At this point, it's worth recalling Northern Ireland in 1969. The re-emergence of the IRA was driven not simply by an angry response to the Stormont government's violence during the riots of that year, or by the decision of the London government to deploy British troops to keep the peace (but actually to reinforce the Northern Ireland state). Nor was it evidence of some inherent moral failing on the part of the Catholic community: a distaste for dialogue or a propensity for violence. The Northern Irish Civil Rights movement was consciously modelled on the US example of non-violence and ecumenical discussion. It's demise and the consequent turn to violence was the result of a political failure: the realisation that the Catholic community could not expect its concerns to be addressed or its interests defended by a gerrymandered state that systematically denied it effective political representation. 


What eventually brought (relative) peace to Northern Ireland was the collective agreement of the "powers" (the UK, the Republic of Ireland and crucially the US) that a political solution, power-sharing, had to be pursued.
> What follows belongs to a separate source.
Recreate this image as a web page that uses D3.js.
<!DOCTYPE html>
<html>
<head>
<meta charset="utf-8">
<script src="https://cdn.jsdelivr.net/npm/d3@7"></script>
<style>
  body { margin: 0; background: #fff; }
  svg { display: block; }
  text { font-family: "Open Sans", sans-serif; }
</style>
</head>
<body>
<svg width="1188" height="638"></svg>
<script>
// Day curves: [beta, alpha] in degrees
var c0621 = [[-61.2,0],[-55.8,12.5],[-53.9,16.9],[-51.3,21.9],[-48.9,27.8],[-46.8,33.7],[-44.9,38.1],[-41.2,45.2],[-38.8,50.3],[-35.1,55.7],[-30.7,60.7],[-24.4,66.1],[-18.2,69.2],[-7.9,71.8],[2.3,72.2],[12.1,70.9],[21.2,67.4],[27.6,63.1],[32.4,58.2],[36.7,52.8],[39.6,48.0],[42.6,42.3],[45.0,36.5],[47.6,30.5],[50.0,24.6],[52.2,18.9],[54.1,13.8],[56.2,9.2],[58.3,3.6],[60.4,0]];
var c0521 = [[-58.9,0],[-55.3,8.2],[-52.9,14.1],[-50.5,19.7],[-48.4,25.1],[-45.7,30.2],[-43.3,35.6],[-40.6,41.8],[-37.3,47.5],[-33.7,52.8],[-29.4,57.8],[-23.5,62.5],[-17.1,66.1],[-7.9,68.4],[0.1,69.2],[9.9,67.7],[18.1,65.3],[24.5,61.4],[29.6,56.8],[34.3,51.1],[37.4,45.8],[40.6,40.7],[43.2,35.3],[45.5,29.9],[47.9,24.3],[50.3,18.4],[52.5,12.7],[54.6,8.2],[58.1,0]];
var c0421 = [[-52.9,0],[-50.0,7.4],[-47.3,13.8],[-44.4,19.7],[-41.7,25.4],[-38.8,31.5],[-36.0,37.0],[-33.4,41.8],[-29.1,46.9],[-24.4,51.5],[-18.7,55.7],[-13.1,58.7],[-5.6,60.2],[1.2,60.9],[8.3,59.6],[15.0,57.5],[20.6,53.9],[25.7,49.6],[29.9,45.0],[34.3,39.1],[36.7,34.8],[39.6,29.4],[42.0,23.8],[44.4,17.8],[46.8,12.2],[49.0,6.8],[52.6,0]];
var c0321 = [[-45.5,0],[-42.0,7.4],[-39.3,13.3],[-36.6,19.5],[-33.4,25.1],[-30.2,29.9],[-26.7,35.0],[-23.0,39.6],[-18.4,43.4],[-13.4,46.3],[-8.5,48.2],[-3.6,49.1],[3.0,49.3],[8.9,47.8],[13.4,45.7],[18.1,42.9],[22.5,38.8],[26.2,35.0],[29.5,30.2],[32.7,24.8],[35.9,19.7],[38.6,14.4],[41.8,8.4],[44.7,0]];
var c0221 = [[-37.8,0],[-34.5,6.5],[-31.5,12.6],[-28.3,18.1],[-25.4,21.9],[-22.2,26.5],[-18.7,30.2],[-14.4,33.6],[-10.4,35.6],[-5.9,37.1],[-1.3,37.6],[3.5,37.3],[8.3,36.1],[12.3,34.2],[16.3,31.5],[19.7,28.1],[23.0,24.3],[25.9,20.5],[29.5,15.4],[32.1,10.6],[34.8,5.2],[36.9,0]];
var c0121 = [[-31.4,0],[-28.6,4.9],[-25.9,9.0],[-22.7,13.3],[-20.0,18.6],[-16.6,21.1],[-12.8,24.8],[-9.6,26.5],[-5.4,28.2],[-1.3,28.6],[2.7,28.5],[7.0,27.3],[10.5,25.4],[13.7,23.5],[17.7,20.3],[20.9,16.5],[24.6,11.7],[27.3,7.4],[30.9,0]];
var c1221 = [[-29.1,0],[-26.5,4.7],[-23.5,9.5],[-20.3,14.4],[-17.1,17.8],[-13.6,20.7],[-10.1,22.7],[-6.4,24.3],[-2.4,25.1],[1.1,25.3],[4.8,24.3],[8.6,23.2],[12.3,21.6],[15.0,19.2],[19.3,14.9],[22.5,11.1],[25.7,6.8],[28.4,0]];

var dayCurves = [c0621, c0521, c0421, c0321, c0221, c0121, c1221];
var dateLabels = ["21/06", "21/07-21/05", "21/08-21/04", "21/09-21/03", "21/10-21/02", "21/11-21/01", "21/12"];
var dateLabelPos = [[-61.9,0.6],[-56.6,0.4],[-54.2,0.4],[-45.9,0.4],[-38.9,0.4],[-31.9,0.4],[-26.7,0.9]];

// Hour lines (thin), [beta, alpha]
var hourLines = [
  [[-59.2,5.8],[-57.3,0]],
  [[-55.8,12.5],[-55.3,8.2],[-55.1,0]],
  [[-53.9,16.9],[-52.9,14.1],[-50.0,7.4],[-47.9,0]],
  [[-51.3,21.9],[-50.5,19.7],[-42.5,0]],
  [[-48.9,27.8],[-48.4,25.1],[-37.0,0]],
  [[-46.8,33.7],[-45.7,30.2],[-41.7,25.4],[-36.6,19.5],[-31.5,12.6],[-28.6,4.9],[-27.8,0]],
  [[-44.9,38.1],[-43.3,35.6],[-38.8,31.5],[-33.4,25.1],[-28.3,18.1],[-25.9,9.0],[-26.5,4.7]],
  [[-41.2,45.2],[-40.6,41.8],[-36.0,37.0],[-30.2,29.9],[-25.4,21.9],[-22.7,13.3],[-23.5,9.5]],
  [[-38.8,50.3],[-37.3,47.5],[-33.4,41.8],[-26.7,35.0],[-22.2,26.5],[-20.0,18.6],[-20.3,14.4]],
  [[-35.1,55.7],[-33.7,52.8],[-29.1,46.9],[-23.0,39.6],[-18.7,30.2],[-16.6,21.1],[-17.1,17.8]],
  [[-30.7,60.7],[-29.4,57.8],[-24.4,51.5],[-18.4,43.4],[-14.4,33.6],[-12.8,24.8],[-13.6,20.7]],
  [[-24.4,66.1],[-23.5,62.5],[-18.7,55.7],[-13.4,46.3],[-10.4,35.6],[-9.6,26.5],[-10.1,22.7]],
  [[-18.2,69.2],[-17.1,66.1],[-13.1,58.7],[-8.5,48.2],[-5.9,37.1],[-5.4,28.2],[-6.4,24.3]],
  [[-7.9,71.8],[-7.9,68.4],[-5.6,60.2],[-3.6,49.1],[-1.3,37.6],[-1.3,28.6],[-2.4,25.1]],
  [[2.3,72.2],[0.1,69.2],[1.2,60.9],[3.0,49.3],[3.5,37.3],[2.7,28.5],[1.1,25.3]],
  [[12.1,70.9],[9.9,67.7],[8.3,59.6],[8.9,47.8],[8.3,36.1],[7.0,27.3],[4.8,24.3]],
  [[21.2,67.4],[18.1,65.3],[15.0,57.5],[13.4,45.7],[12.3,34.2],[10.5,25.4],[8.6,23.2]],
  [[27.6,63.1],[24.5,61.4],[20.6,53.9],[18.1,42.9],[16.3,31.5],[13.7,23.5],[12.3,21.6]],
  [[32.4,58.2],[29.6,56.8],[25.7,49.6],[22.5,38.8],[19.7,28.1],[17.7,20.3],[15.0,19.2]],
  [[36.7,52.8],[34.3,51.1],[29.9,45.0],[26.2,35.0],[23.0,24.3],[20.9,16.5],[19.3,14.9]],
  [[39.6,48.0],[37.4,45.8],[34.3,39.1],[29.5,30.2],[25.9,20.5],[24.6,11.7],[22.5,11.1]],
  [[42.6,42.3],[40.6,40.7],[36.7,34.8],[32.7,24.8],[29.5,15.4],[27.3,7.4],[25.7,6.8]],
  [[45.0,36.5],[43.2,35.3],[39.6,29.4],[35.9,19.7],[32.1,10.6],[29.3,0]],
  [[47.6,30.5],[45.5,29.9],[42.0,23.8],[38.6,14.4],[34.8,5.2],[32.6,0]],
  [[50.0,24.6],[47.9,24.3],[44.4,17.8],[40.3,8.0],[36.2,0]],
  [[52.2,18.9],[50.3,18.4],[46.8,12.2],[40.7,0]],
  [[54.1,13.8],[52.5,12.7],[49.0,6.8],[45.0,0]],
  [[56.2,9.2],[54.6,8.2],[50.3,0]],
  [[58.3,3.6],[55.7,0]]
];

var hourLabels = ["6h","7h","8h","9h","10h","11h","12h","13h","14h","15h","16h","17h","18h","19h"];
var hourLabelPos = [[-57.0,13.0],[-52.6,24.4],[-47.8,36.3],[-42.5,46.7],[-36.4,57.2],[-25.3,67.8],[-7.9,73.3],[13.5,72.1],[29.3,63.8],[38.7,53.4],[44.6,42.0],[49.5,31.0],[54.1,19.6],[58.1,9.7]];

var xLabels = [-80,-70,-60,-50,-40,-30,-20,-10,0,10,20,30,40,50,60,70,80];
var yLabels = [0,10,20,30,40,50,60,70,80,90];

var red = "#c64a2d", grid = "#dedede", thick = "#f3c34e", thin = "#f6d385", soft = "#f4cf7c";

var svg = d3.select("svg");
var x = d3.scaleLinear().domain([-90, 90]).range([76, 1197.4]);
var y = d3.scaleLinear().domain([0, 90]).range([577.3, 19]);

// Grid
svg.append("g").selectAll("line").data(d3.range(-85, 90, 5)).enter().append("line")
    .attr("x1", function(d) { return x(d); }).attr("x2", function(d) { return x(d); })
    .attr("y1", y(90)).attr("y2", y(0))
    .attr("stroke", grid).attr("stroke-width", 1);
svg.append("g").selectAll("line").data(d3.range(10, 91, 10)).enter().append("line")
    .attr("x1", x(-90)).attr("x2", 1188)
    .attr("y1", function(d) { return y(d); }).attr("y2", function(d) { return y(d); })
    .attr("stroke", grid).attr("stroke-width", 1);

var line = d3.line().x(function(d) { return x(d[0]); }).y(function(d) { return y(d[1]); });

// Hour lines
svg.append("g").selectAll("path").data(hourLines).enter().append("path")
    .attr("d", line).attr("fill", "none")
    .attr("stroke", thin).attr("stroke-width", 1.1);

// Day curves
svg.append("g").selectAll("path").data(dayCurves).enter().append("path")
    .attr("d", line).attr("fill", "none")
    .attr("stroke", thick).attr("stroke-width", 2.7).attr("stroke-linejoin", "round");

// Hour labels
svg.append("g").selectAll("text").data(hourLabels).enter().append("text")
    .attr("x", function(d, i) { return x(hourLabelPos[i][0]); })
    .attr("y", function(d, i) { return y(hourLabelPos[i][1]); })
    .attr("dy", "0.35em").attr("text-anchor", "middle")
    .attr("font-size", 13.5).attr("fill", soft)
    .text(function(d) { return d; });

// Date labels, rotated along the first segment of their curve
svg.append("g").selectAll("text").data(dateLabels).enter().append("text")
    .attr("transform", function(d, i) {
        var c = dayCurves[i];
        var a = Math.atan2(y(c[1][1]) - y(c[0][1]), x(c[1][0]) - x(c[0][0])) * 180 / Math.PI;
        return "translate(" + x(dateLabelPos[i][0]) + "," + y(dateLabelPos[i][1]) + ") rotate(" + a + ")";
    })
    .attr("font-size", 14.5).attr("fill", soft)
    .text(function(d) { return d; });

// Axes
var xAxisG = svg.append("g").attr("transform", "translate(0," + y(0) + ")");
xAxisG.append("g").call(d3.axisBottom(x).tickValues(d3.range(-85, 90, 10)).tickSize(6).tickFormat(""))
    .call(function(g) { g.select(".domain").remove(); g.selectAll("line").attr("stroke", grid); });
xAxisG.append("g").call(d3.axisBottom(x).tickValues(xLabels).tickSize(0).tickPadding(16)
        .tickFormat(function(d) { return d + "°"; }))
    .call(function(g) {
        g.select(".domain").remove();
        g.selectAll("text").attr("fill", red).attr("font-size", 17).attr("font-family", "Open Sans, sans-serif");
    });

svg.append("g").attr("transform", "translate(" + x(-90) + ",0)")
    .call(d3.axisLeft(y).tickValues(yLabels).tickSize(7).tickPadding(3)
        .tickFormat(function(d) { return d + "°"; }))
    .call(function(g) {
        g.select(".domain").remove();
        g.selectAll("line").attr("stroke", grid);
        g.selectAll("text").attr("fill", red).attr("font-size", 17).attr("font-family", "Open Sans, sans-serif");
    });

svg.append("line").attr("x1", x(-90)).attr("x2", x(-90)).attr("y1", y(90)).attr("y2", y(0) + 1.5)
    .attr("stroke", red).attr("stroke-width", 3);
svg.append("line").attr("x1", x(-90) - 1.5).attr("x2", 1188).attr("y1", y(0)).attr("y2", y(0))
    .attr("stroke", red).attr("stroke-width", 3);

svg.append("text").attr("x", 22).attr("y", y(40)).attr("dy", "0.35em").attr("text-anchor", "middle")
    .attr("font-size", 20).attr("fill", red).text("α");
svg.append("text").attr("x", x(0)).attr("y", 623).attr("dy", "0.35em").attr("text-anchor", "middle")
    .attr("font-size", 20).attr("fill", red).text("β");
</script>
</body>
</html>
For all the claims that today is the moment of greatest peril for Israel, there is absolutely no willingness on the part of the powers (the US again to the fore) to seek a political resolution to the conflict because that would reveal the bankruptcy of the two-state solution as currently envisaged. Instead there is a determination to preserve the status quo, which in turn has meant the acceptance of a system of apartheid. The institutionalisation of this system since 1967 has led not only to the claim that the Palestinians aren't a people as such, and therefore have no claim to a homeland, but to the suggestion that they are interlopers. This was a common refrain during the imperial era when the movement of peoples across imaginary borders, often the result of famines brought about by the conversion of the economy to cash-crops in a global export market (see Mike Davis's 'Late Victorian Holocausts'), was presented as a threat to the recently-established settler economy. 
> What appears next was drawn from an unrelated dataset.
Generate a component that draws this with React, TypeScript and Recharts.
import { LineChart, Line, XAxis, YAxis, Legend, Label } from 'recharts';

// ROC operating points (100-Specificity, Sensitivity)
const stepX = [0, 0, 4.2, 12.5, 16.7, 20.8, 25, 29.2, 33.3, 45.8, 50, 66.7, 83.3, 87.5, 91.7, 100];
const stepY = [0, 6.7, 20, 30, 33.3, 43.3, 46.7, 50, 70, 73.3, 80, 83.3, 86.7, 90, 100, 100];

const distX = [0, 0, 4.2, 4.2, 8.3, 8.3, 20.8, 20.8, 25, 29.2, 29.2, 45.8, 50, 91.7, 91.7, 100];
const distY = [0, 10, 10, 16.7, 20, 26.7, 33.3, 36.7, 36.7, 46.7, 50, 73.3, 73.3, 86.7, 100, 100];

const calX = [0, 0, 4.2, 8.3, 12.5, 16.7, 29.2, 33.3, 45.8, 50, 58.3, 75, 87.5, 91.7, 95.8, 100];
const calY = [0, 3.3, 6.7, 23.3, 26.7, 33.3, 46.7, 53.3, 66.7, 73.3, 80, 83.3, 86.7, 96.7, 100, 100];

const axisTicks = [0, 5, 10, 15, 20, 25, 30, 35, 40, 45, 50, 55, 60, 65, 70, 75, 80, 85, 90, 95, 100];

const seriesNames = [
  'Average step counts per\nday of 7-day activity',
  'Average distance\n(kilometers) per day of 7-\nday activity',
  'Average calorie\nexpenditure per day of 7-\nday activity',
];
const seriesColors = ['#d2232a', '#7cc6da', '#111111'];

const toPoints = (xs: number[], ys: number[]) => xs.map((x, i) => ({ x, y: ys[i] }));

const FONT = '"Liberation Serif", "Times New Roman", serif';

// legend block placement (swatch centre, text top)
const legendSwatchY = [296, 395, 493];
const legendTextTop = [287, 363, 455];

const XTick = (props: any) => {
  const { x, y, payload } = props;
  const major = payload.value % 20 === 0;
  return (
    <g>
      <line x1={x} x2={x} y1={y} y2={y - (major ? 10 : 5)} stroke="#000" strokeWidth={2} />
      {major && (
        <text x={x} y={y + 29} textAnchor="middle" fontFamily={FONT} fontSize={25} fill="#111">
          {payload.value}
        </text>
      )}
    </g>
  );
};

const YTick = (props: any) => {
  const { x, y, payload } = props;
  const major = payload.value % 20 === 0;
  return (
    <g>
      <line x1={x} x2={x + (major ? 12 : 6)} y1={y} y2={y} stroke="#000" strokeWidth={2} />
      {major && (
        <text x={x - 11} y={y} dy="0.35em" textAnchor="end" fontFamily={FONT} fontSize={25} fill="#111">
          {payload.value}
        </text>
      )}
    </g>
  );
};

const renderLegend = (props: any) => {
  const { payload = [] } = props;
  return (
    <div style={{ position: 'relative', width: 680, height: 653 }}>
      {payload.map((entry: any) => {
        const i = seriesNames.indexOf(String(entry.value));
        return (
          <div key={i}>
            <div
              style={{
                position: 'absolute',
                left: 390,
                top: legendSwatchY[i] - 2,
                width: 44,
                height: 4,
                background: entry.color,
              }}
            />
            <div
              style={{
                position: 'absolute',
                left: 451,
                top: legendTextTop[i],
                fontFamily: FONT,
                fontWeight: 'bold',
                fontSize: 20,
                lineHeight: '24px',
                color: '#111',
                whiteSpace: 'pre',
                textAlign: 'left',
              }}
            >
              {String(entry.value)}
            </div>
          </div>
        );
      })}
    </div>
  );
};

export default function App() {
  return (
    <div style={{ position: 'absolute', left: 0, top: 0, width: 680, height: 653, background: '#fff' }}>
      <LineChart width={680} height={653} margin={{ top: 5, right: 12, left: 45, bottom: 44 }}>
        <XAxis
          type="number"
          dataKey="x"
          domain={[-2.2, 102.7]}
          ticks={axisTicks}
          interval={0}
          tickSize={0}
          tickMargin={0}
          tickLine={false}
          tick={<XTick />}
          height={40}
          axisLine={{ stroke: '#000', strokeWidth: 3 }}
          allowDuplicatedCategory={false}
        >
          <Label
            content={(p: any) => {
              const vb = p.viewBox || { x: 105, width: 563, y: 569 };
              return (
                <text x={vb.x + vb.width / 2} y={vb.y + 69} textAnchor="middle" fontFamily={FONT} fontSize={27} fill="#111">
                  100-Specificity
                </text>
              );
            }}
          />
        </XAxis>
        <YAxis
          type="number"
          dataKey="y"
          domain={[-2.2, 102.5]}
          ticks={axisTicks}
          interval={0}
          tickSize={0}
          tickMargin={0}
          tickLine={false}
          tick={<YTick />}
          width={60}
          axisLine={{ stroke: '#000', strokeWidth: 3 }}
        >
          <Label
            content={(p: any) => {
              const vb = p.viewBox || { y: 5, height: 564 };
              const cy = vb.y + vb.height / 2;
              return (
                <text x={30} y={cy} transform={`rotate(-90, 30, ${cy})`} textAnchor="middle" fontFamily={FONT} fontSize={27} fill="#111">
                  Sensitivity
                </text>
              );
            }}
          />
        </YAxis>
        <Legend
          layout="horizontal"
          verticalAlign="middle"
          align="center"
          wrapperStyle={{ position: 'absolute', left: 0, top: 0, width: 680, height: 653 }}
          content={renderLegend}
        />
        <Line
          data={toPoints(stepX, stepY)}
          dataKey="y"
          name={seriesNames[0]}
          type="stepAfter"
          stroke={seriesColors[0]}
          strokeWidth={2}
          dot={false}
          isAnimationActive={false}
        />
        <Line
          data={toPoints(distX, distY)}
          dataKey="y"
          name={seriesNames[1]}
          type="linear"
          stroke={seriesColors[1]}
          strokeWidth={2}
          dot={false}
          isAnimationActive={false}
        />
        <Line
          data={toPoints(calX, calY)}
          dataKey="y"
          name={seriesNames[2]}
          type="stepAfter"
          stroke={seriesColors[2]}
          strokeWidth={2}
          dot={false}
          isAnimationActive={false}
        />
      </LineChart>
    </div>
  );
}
I think what some people in the UK and elsewhere have found "horrifying" in this week's events is not simply the individual stories of death and destruction but that their acceptance of the asymmetry of the conflict has been disturbed. The Palestinians are expected to suffer, and we're meant to feel sorry for them, while Israel is expected to act with impunity, and we are meant to at best regret the evils this leads to. Hamas didn't keep to the script. The Yom Kippur war, 50 year ago, similarly upset expectations, leading to the slow but steady attempts at accommodation between the Arab states and Israel, but it also relegated the Palestinians to the collateral damage of geopolitics. Since the failure of Oslo, the West and the Arab states have had the opportunity to either impose a solution on Israel - specifically through boycott, disinvestment and sanctions (BDS), hence the focus on delegitimising it by Isarel and its supporters abroad - or to accept the gradual erasure of the Palestinian people. Everything we've seen this week suggests that the latter remains the preference.
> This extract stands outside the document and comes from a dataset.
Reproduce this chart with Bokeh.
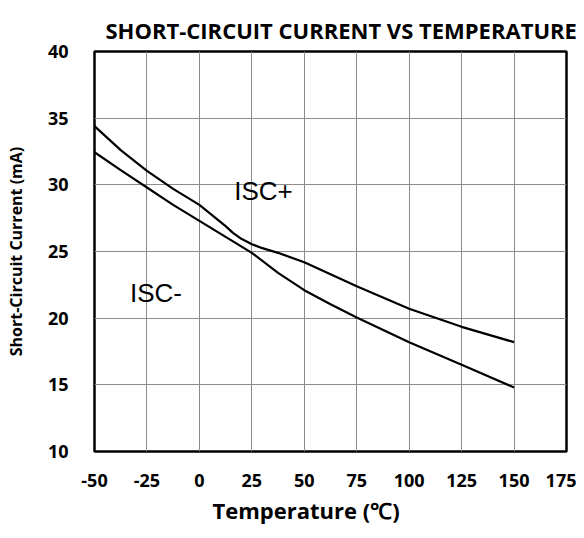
from bokeh.plotting import figure
from bokeh.models import Range1d, FixedTicker, Label, Title
from bokeh.embed import file_html
from bokeh.resources import INLINE

temps_plus = [-50, -37.5, -25, -12.5, 0, 12.5, 16, 20, 25, 30, 37.5, 50, 62.5, 75, 100, 125, 150]
isc_plus = [34.4, 32.6, 31.05, 29.7, 28.5, 26.9, 26.4, 25.95, 25.55, 25.25, 24.9, 24.2, 23.3, 22.4, 20.7, 19.35, 18.2]
temps_minus = [-50, -37.5, -25, -12.5, 0, 12.5, 25, 37.5, 50, 62.5, 75, 100, 125, 150]
isc_minus = [32.45, 31.1, 29.8, 28.5, 27.3, 26.1, 24.9, 23.4, 22.1, 21.05, 20.05, 18.2, 16.5, 14.8]
x_ticks = [-50, -25, 0, 25, 50, 75, 100, 125, 150, 175]
x_tick_labels = ["-50", "-25", "0", "25", "50", "75", "100", "125", "150", "175"]
y_ticks = [10, 15, 20, 25, 30, 35, 40]

FONT = "Open Sans"

p = figure(width=576, height=538, output_backend="svg", toolbar_location=None,
           x_range=Range1d(-50, 175), y_range=Range1d(10, 40),
           min_border_left=94, min_border_right=10, min_border_top=51, min_border_bottom=87)

p.title = Title(text="SHORT-CIRCUIT CURRENT VS TEMPERATURE", align="left", offset=11,
                vertical_align="top", text_font=FONT, text_font_style="bold",
                text_font_size="22px", text_color="black", standoff=10)

p.xaxis.ticker = FixedTicker(ticks=x_ticks)
p.xaxis.major_label_overrides = {t: s for t, s in zip(x_ticks, x_tick_labels)}
p.yaxis.ticker = FixedTicker(ticks=y_ticks)
for ax in (p.xaxis, p.yaxis):
    ax.axis_line_color = None
    ax.major_tick_line_color = None
    ax.minor_tick_line_color = None
    ax.major_label_text_font = FONT
    ax.major_label_text_font_style = "bold"
    ax.major_label_text_font_size = "18px"
    ax.major_label_text_color = "black"
    ax.axis_label_text_font = FONT
    ax.axis_label_text_font_style = "bold"
    ax.axis_label_text_color = "black"
p.yaxis.axis_label = "Short-Circuit Current (mA)"
p.yaxis.axis_label_text_font_size = "16px"
p.xaxis.major_label_standoff = 16
p.yaxis.major_label_standoff = 20
p.yaxis.axis_label_standoff = 18

# x-axis title, placed off-centre as in the original
p.add_layout(Title(text="Temperature (℃)", align="left", offset=118, vertical_align="top",
                   standoff=10, text_font=FONT, text_font_style="bold",
                   text_font_size="22px", text_color="black"), "below")

p.grid.grid_line_color = "#8c8c8c"
p.grid.grid_line_width = 1
p.outline_line_color = "black"
p.outline_line_width = 2.5
p.background_fill_color = "white"
p.border_fill_color = "white"

p.line(temps_plus, isc_plus, line_color="black", line_width=2.2)
p.line(temps_minus, isc_minus, line_color="black", line_width=2.2)

p.add_layout(Label(x=16.6, y=28.4, text="ISC+", text_font="Liberation Sans",
                   text_font_size="26px", text_color="black"))
p.add_layout(Label(x=-33.1, y=20.75, text="ISC-", text_font="Liberation Sans",
                   text_font_size="26px", text_color="black"))

open("out.html", "w").write(file_html(p, INLINE))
Palestine is the archetypal frozen conflict, but we've seen many others since 1989, e.g. Kosovo and Ukraine, and the obvious problem is that they're not frozen enough: the situation changes. Perhaps the most consequential development was the recent Azeri takeover of Nagorno-Karabakh, which proved that international opinion will accept ethnic cleansing if there isn't too much media coverage. This is clearly the hope of Israel too, a country whose history is founded on the ethnic cleansing of the Nakba and its adoption of a colonial project of progressive land-theft and settlement. And the chief characteristic of that colonial society is not the rightwing nature of its government, nor the influence of the religious on its laws, but the obliviousness of secular, liberal opinion. As Tariq Ali rightly pointed out in the New Left Review, "Earlier this year, Palestinians watched the demonstrations in Tel Aviv and understood that those marching to ‘defend civil rights’ did not care about the rights of their occupied neighbours.  They decided to take matters into their own hands." The impending destruction of Gaza is above all a political failure and the US and UK are complicit in this.